Having consulted a rather useful facebook group, I established the route the cables were likely to take and so starting with the main saloon cabin lights I removed the drinks cupboard from the main bulkhead which revealed the access point of the cables into the headlining. It was definitely a case of one out, one in as the cables were on the cusp of breaking. I used copious amounts of washing up liquid as a cable lubricant and came up with a good strong method of joining new and old cables together to pull through without increasing the cable diameter whilst using a minimal amount of electrical tape. I carefully used pliers to get things moving. It was probably more luck than judgement that I was able to pull all new cables through without them snapping.
I replaced all the light fittings with LED’s or LED bulbs, so was able to use tinned 1mm cable for the saloon lights.
The deck electrics were a further challenge as the Freeman spot light cable was pretty under-specified.

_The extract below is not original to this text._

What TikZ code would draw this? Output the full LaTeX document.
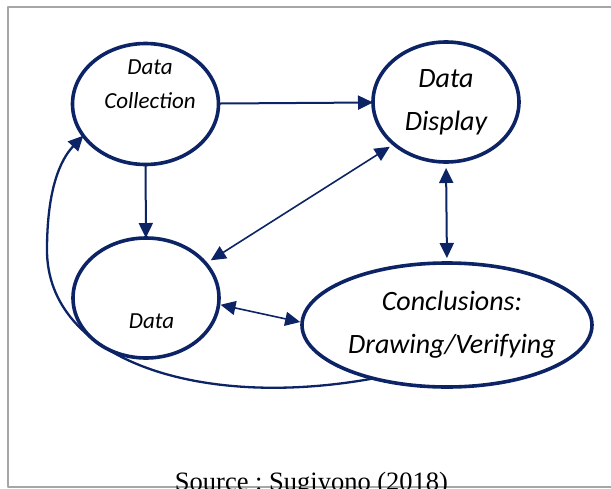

I replaced this with 2mm tin tinned cable and frankly, it was a hell of a challenge to pull through ! Long nosed pliers were essential for this operation and you definitely need to think carefully which cables you can pull out or need to keep as pull-throughs. This is heart-in-mouth stuff ! Once I’d done the spotlight, I went for the anchor light and finally the socket for the horn. I don’t have a horn yet but replaced the cable to the socket with some 2mm cable as horns can pull quite a bit of power.
The only original wire I kept that ran through the headlining was the one to the wipers which seemed OK, probably because there’s little chance of water ingress having the socket under the canopy.
Elsewhere on the boat, much of the retrofitted cabling was using domestic 3-core cable, often not even using the 3 cores. I removed all of this and replaced with appropriate single and twin tinned cable depending on load. I used 1mm for things like LED lights such as one going to the heads which required me to pry the thin mahogany-faced ply back inside the heads compartment (It’s tacked into place with panel pins) and route the cable in the cavity rather than tack the cable to the outside of the bulkhead. It is a pet hate of mine to see cable attached to the outside of things with p-clips when a bit of thought and effort could hide them.
I replaced the navigation light bulbs with LED’s too.
Finally on the wiring side of things I replaced any cables which had unnecessary joins and got rid of any bodges, such as wire twisted together and covered with electrical tape. I also got rid of as many connections made with ‘chock-blocks’ as possible, replacing with new cable runs or making up proper terminals. I also made sure that all cables were supported properly with cable saddles using cable ties in case anything needed removing in future.